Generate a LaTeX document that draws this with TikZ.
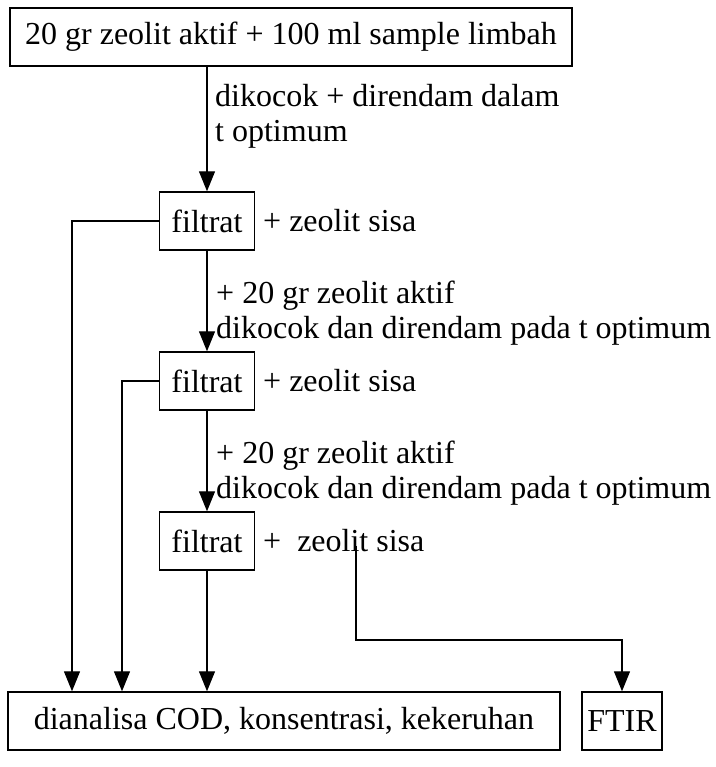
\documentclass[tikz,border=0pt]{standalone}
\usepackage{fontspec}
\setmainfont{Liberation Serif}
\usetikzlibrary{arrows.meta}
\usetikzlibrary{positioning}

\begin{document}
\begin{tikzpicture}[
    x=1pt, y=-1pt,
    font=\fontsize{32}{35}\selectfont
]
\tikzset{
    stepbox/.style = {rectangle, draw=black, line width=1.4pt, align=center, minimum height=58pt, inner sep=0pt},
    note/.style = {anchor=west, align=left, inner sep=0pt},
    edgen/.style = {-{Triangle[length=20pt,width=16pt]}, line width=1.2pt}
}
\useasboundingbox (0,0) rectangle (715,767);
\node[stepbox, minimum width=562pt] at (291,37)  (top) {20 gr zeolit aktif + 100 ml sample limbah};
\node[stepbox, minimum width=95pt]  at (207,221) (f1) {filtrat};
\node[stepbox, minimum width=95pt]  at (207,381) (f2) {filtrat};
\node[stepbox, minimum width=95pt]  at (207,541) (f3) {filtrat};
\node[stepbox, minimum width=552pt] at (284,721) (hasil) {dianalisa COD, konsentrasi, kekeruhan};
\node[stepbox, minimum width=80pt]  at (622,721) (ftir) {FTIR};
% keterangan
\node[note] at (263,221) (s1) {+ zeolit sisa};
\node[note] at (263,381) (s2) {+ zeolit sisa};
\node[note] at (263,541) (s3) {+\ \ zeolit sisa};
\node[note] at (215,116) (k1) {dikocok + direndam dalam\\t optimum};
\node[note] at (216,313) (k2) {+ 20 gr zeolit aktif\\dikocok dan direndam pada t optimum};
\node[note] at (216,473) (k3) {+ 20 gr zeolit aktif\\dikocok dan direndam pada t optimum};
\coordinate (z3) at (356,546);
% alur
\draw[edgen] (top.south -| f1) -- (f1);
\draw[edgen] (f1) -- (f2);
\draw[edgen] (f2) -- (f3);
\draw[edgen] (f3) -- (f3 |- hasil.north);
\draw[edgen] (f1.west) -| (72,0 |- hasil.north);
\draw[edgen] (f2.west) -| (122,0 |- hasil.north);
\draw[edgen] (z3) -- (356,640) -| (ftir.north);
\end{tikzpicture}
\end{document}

* _Problem details_
Give the data above again in full and unchanged, skipping the pictures.

* _Exercise answer_
Generate a LaTeX document that draws this with TikZ.
\documentclass[tikz,border=0pt]{standalone}
\usepackage{fontspec}
\setmainfont{Liberation Serif}
\usetikzlibrary{arrows.meta}
\usetikzlibrary{positioning}

\begin{document}
\begin{tikzpicture}[
    x=1pt, y=-1pt,
    font=\fontsize{32}{35}\selectfont
]
\tikzset{
    stepbox/.style = {rectangle, draw=black, line width=1.4pt, align=center, minimum height=58pt, inner sep=0pt},
    note/.style = {anchor=west, align=left, inner sep=0pt},
    edgen/.style = {-{Triangle[length=20pt,width=16pt]}, line width=1.2pt}
}
\useasboundingbox (0,0) rectangle (715,767);
\node[stepbox, minimum width=562pt] at (291,37)  (top) {20 gr zeolit aktif + 100 ml sample limbah};
\node[stepbox, minimum width=95pt]  at (207,221) (f1) {filtrat};
\node[stepbox, minimum width=95pt]  at (207,381) (f2) {filtrat};
\node[stepbox, minimum width=95pt]  at (207,541) (f3) {filtrat};
\node[stepbox, minimum width=552pt] at (284,721) (hasil) {dianalisa COD, konsentrasi, kekeruhan};
\node[stepbox, minimum width=80pt]  at (622,721) (ftir) {FTIR};
% keterangan
\node[note] at (263,221) (s1) {+ zeolit sisa};
\node[note] at (263,381) (s2) {+ zeolit sisa};
\node[note] at (263,541) (s3) {+\ \ zeolit sisa};
\node[note] at (215,116) (k1) {dikocok + direndam dalam\\t optimum};
\node[note] at (216,313) (k2) {+ 20 gr zeolit aktif\\dikocok dan direndam pada t optimum};
\node[note] at (216,473) (k3) {+ 20 gr zeolit aktif\\dikocok dan direndam pada t optimum};
\coordinate (z3) at (356,546);
% alur
\draw[edgen] (top.south -| f1) -- (f1);
\draw[edgen] (f1) -- (f2);
\draw[edgen] (f2) -- (f3);
\draw[edgen] (f3) -- (f3 |- hasil.north);
\draw[edgen] (f1.west) -| (72,0 |- hasil.north);
\draw[edgen] (f2.west) -| (122,0 |- hasil.north);
\draw[edgen] (z3) -- (356,640) -| (ftir.north);
\end{tikzpicture}
\end{document}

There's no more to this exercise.